Posted by , on 18 July 2011

Last week, the butterfly keepers at the Natural History Museum in London came across an incredibly rare phenomenon: a lateral gynandromorph. This butterfly is both male and female, and the division is bilateral, with the left half being male and the right female. This occurrence is almost certainly the result of chance improper separation of the sex chromosomes during the first division following fertilisation, hence its rarity. As well as being a great find for the lepidopterists at the NHM (and I would heartily encourage anyone even remotely interested in the diversity of animal form to visit the 9 million or so butterflies and moths at the museum), it illustrates wonderfully well that there is more than one developmental route to sexual identity.

The question of what makes males and females different from one another has an extremely long history (but I know better than to speculate on such differences and so will here refer only to their developmental basis), and has naturally been the subject of intense investigation by biologists.
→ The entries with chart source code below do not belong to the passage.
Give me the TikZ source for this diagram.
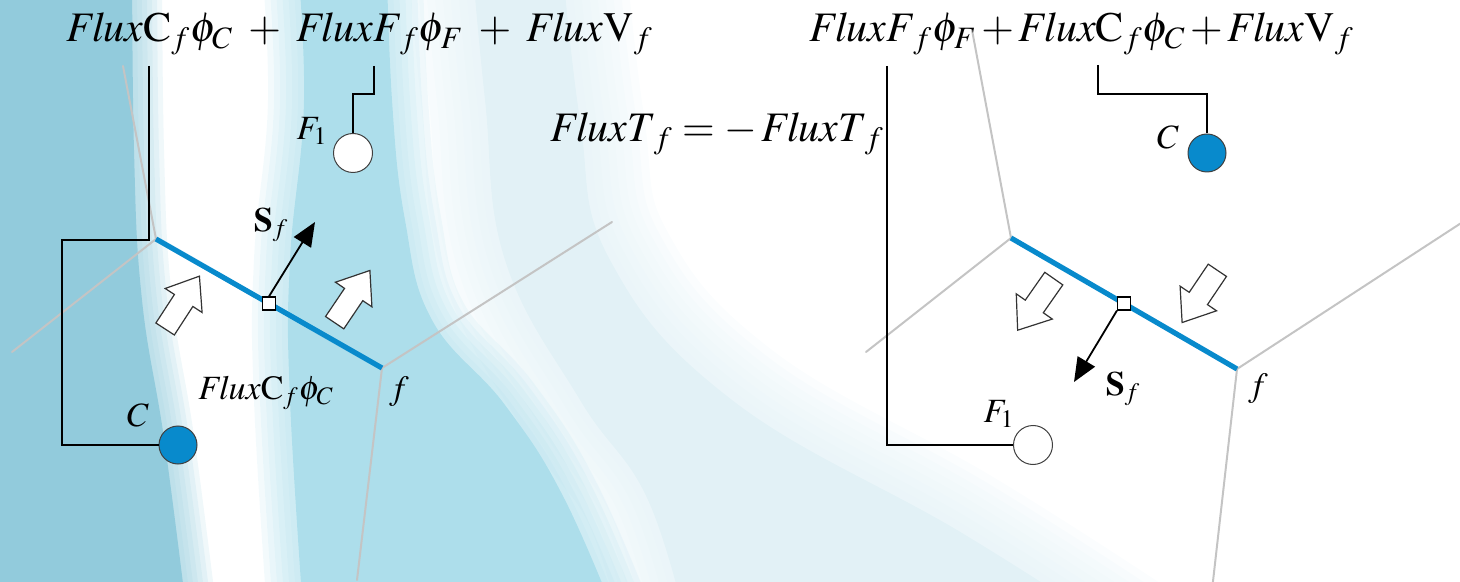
\documentclass[tikz,border=0pt]{standalone}
\usepackage{mathptmx}
\usepackage{fontspec}
\setmainfont{Liberation Serif}
\usetikzlibrary{arrows.meta,positioning,calc}
\definecolor{faceblue}{RGB}{8,138,204}
\definecolor{meshgray}{RGB}{196,196,196}
\definecolor{bgdeep}{RGB}{146,203,220}
\definecolor{bglight}{RGB}{173,222,235}
\definecolor{bgfaint}{RGB}{226,241,246}
\tikzset{
  % grid lines of the mesh and the shared face
  meshln/.style={line width=1pt, meshgray, line cap=round},
  faceln/.style={line width=2.6pt, faceblue},
  % connectors from the terms down to the cells
  link/.style={line width=1pt, black},
  % cell centroids
  cellC/.style={circle, draw=black!75, fill=faceblue, line width=0.5pt,
    minimum size=19pt, inner sep=0pt},
  cellF/.style={circle, draw=black!75, fill=white, line width=0.5pt,
    minimum size=19.5pt, inner sep=0pt},
  facept/.style={rectangle, draw=black, fill=white, line width=0.6pt,
    minimum size=6.5pt, inner sep=0pt},
  surfvec/.style={-{Triangle[length=12pt,width=10pt]}, line width=0.9pt},
  hollow/.style={draw=black!80, fill=white, line width=0.6pt, line join=miter},
  eqn/.style={font=\fontsize{21}{25}\selectfont, inner sep=0pt},
  lbl/.style={font=\fontsize{17}{20}\selectfont, inner sep=0pt},
  softedge/.style={line width=#1, draw opacity=0.14, line join=round},
}
% block arrow pointing along +x, centred on the origin
\def\hollowpath{(-31,-11) -- (3,-11) -- (3,-22) -- (32,0) -- (3,22) -- (3,11) -- (-31,11) -- cycle}
% background swooshes
\def\bgdeeppath{(-60,-60) -- plot[smooth, tension=0.7] coordinates
  {(132,-60) (134,150) (142,300) (165,445) (190,640)} -- (-60,640) -- cycle}
\def\bglightpath{plot[smooth, tension=0.7] coordinates
  {(296,-60) (304,100) (290,260) (290,400) (305,640)} --
  plot[smooth, tension=0.7] coordinates
  {(625,640) (565,500) (505,405) (432,320) (405,220) (392,100) (386,-60)} -- cycle}
\def\bgfaintpath{plot[smooth, tension=0.7] coordinates
  {(470,-60) (485,100) (505,260) (580,400) (648,500) (690,640)} --
  plot[smooth, tension=0.7] coordinates
  {(1130,640) (962,533) (732,400) (610,260) (580,120) (560,-60)} -- cycle}
\begin{document}
\begin{tikzpicture}[x=0.5pt, y=-0.5pt]
    \useasboundingbox (0,0) rectangle (1460,582);
    % background
    \fill[bgfaint] \bgfaintpath;
    \foreach \w in {8,16,...,64} {\draw[bgfaint, softedge=\w] \bgfaintpath;}
    \fill[bglight] \bglightpath;
    \foreach \w in {6,12,...,36} {\draw[bglight, softedge=\w] \bglightpath;}
    \fill[bgdeep] \bgdeeppath;
    \foreach \w in {5,10,...,30} {\draw[bgdeep, softedge=\w] \bgdeeppath;}

    % ---- left: flux seen from cell C ----
    \coordinate (vL1) at (156,239);
    \coordinate (vL2) at (382,368);
    \draw[meshln] (vL1) -- (123,66);
    \draw[meshln] (vL1) -- (12,352);
    \draw[meshln] (vL2) -- (612,222);
    \draw[meshln] (vL2) -- (357,580);
    \draw[faceln] (vL1) -- (vL2);
    \node[facept] (ptL) at ($(vL1)!0.5!(vL2)$) {};
    \coordinate (tipL) at (315,222);
    \draw[surfvec] (ptL.north) -- (tipL);
    \node[lbl] (sfL) at (271,225) {$\mathbf{S}_f$};
    \begin{scope}[shift={(182,303)}, rotate=57]
      \draw[hollow] \hollowpath;
    \end{scope}
    \begin{scope}[shift={(352,297)}, rotate=56]
      \draw[hollow] \hollowpath;
    \end{scope}
    \node[lbl] (fL) at (399,392) {$f$};
    \node[lbl] (fluxL) at (266,393) {$\mathit{Flux}\mathrm{C}_f\phi_C$};

    \node[cellF] (F1L) at (353,153) {};
    \node[lbl] (F1Llbl) at (312,131) {$F_1$};
    \node[cellC] (CL) at (178,445) {};
    \node[lbl] (CLlbl) at (138,415) {$C$};

    \node[eqn, anchor=base west] (eqL) at (66,42)
      {$\mathit{Flux}\mathrm{C}_f\phi_C\;+\;\mathit{FluxF}_f\phi_F\;+\;\mathit{Flux}\mathrm{V}_f$};
    \coordinate (tapLC) at (149,66);
    \coordinate (tapLF) at (374,66);
    \draw[link] (tapLC) |- (62,240) |- (CL.west);
    \draw[link] (tapLF) -- ++(0,28) -| (F1L.north);

    % ---- middle ----
    \node[eqn, anchor=base west] (eqT) at (550,142)
      {$\medmuskip=2mu\thickmuskip=4mu\mathit{FluxT}_f=-\,\mathit{FluxT}_f$};

    % ---- right: flux seen from cell F ----
    \coordinate (vR1) at (1011,238);
    \coordinate (vR2) at (1237,369);
    \draw[meshln] (vR1) -- (972,30);
    \draw[meshln] (vR1) -- (866,352);
    \draw[meshln] (vR2) -- (1475,214);
    \draw[meshln] (vR2) -- (1212,590);
    \draw[faceln] (vR1) -- (vR2);
    \node[facept] (ptR) at ($(vR1)!0.5!(vR2)$) {};
    \coordinate (tipR) at (1074,382);
    \draw[surfvec] (ptR.south west) -- (tipR);
    \node[lbl] (sfR) at (1123,389) {$\mathbf{S}_f$};
    \begin{scope}[shift={(1036,304)}, rotate=235]
      \draw[hollow] \hollowpath;
    \end{scope}
    \begin{scope}[shift={(1200,296)}, rotate=236]
      \draw[hollow] \hollowpath;
    \end{scope}
    \node[lbl] (fR) at (1258,389) {$f$};

    \node[cellC] (CR) at (1207,153) {};
    \node[lbl] (CRlbl) at (1168,137) {$C$};
    \node[cellF] (F1R) at (1033,445) {};
    \node[lbl] (F1Rlbl) at (999,414) {$F_1$};

    \node[eqn, anchor=base west] (eqR) at (809,42)
      {$\medmuskip=2mu\mathit{FluxF}_f\phi_F+\mathit{Flux}\mathrm{C}_f\phi_C+\mathit{Flux}\mathrm{V}_f$};
    \coordinate (tapRF) at (887,66);
    \coordinate (tapRC) at (1098,65);
    \draw[link] (tapRF) |- (F1R.west);
    \draw[link] (tapRC) -- ++(0,29) -| (CR.north);
\end{tikzpicture}
\end{document}
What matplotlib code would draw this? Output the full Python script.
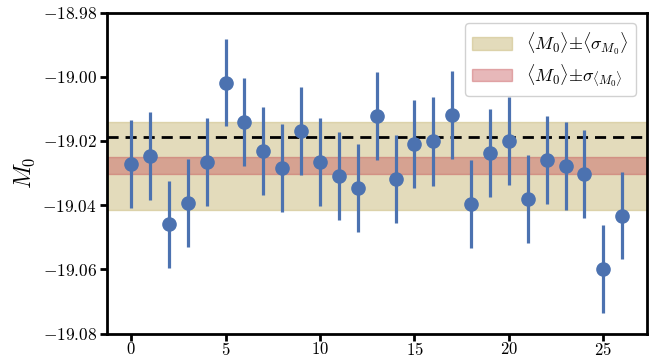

There are essentially two models of how this is achieved during somatic development: either through the concerted action of hormones emanating from a sex-specific gonad, or else through an inherently genetic mechanism where each cell knows what sex it is; as with so much else in development, the crucial distinction is between a non-cell autonomous and a cell autonomous process.

Mammals fall into the former category, with male phenotype specified by a genetic cascade beginning with the expression in the gonad primordium of the Sry gene, which sits on the Y chromosome. Remarkably, experimental introduction of the Sry gene can cause a female mouse embryo to develop as a male. This mode (if not the exact same genetic components) had been widely assumed to operate in most vertebrates. However, work published last year using elegant grafting experiments with transgenic GFP chickens, showed that in contrast, bird somatic cells know their sex. The motivation for this work was the presence of three lateral gynandromorphs amongst the flocks of the Roslin Institute in Edinburgh. Like the butterfly at the NHM, these curious creatures are male on one side and female on the other, and studying them showed that, contrary to expectations, this was not the result of aneuploidy, but rather was the result of them being genuine male/female chimaeras: one side composed largely of genetically normal male cells, and the other of genetically normal female cells. Their different responses to the hormones circulating during development were therefore cell-autonomous – like butterflies, the chick soma knows what sex it is. Thus, despite its rarity in nature (of the 9 million butterflies and moths at the NHM, only 200 are gynandromorphs, though only the new one is split down the middle), gynandromorphy can tell us fundamental things about the way animals determine their sexual identity. It also makes amateur lepidoptery an even more rewarding passtime.

References:

http://www.nhm.ac.uk/about-us/news/2011/july/dual-sex-butterfly-hatches-at-natural-history-museum99300.html

Zhao et al. (2010) Somatic sex identity is cell autonomous in the chicken. Nature 464: 237-242.

Kashimada & Koopman (2010) Sry: the master switch in mammalian sex determination. Development 137: 3921-3930.